Metta World Peace could fill that latter bill nicely. He mentored Julius Randle this season while also acting as a backup small forward to Kobe Bryant. World Peace played along Walton for three seasons, including a championship.
"When I was in the Finals, I would talk to Luke," World Peace recalled to Rachel Nichols on ESPN's The Jump. "So I would go back to the bench and like, 'Luke, what's going on, what should I do?' He would just tell me, he would give me tips throughout the whole entire playoffs."
World Peace wants to play a couple more years, but maybe Walton could talk the defensive stopper into taking a player development role instead.
And while Scott has now exited the building, his son is still present. Thomas Scott is a development coach for the team and works closely with young guards D'Angelo Russell and Jordan Clarkson. He can be seen in a TWC SportsNet segment from Wednesday, helping Clarkson with offseason shooting drills.
There are so many candidates and yet only a handful of seats to fill. The front office will look to surround Walton with assistants he feels comfortable with as well as finding the right balance on both ends of the floor.

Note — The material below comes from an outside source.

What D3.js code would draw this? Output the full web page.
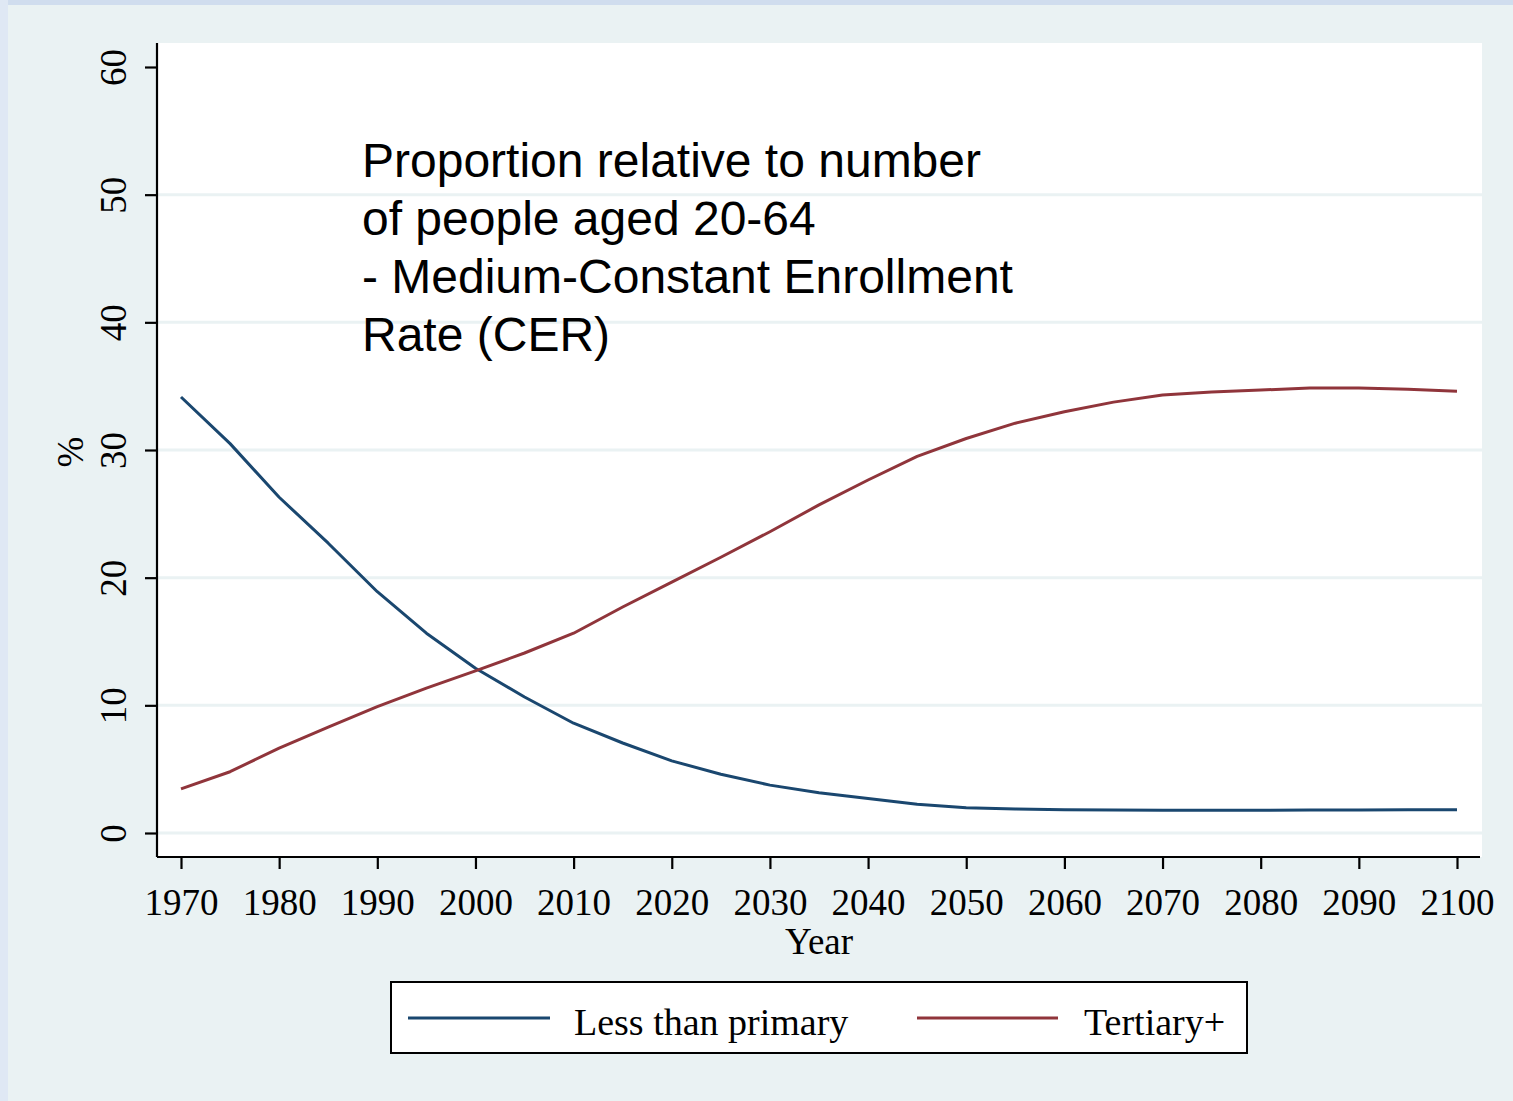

That front-line mix should be Walton and Shaw, plus Owens for his wide-ranging experience and DeMarco for his ability to analyze and break down opponents' tendencies in real time. Throw in World Peace for his defensive insights and Scott, who has the ears of L.A.'s youth corps, as player development coaches, and the Lakers have a successful blueprint after too many years of missteps on the bench.